Since all atoms are measured against the same standard (1 amu), sometimes we would care more about the values of their atomic masses, rather than the unit.
Therefore, we would more commonly refer to another concept relative atomic mass, which is defined as the ratio between atomic mass and \( \frac{1}{12} \) of mass of a single \( \ce{^12C} \) atom.
So let's do a simple math here. Just now we have already calculated the atomic mass of chlorine is 35.50amu. Now we shall see what is happening if we divide that by \( \frac{1}{12} \) of mass of a single \( \ce{^12C} \) atom.
As we have studied from the previeous posts, \( \ce{^12C} \) has a mass number 12, which indicates a mass of 12 amu. \( \frac{1}{12} \) of 12 amu would simply be \( \frac{1}{12} \times 12 \mathrm{amu} = 1\mathrm{amu} \).
Therefore, \( \frac{35.50\mathrm{amu}}{1\mathrm{amu}} = 35.50 \) without any unit.
Relative atomic mass has the same value as atomic mass, but without a unit.
We use relative atomic mass more often because we do not really care about the mass of a single atom. Anyway, even with atomic mass, we are still unable to tell the actual mass of an atom directly because the unit is not in grams. What matters for us as chemists is the difference between the masses of different atoms. Therefore, we would simply use relative atomic mass to tell us that difference and we would not bother its unit.
For example, the relative atomic mass of \( \ce{C} \) is 12.01 while that of \( \ce{O} \) is 16.00. This tells us that a single carbon atom has an average mass that is 12.01 times as \( \frac{1}{12} \) of mass of a single \( \ce{^12C} \) atom; and a single oxygen atom has an average mass 16.00 times as \( \frac{1}{12} \) of mass of a single \( \ce{^12C} \) atom. So oxygen is having a mass \( \frac{16.00}{12.01} \) times as that of carbon.
In one word, we use relative atomic mass to represent the average atomic mass of an element. It takes into consideration the abundances of different isotopes of that element. It is a unitless number and allows us to compare the mass difference between elements; but does not directly tell us the mass of a single atom (which we do not really want to know).
Periodic table again
Again, scientists have already done all the experiments for us, and they have included relative atomic mass of all the elements in the periodic table.

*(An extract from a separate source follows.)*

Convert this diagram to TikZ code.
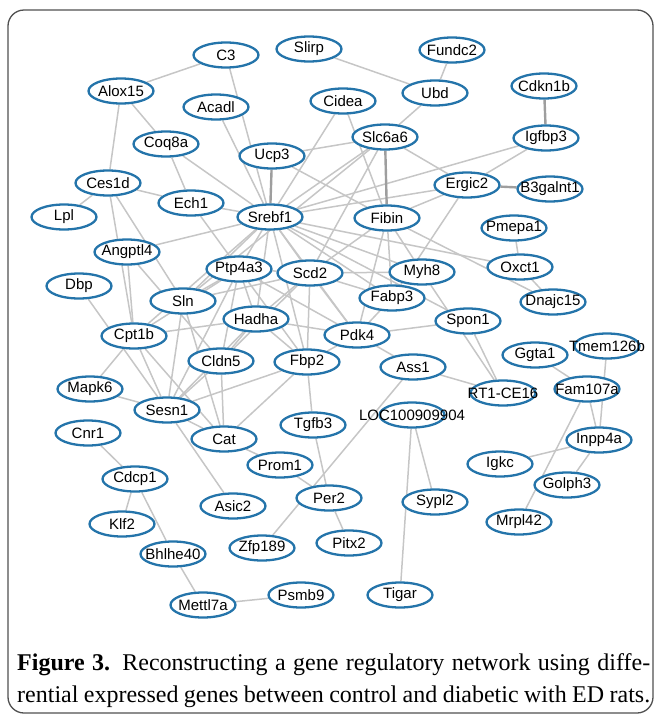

As you may see from the periodic table above, the number at the bottom of each box shows the relative atomic mass of that element. So next time if someone asks you what is the relative atomic mass of aluminum (\( \ce{Al} \)), you would not say "Wait, let me do some experiments to figure that out". But rather, you can take out your periodic table, and tell him "It's 26.982"!
Periodic table is one of the most important tool for chemists. So be familiar with it, and more importantly, make good use of it.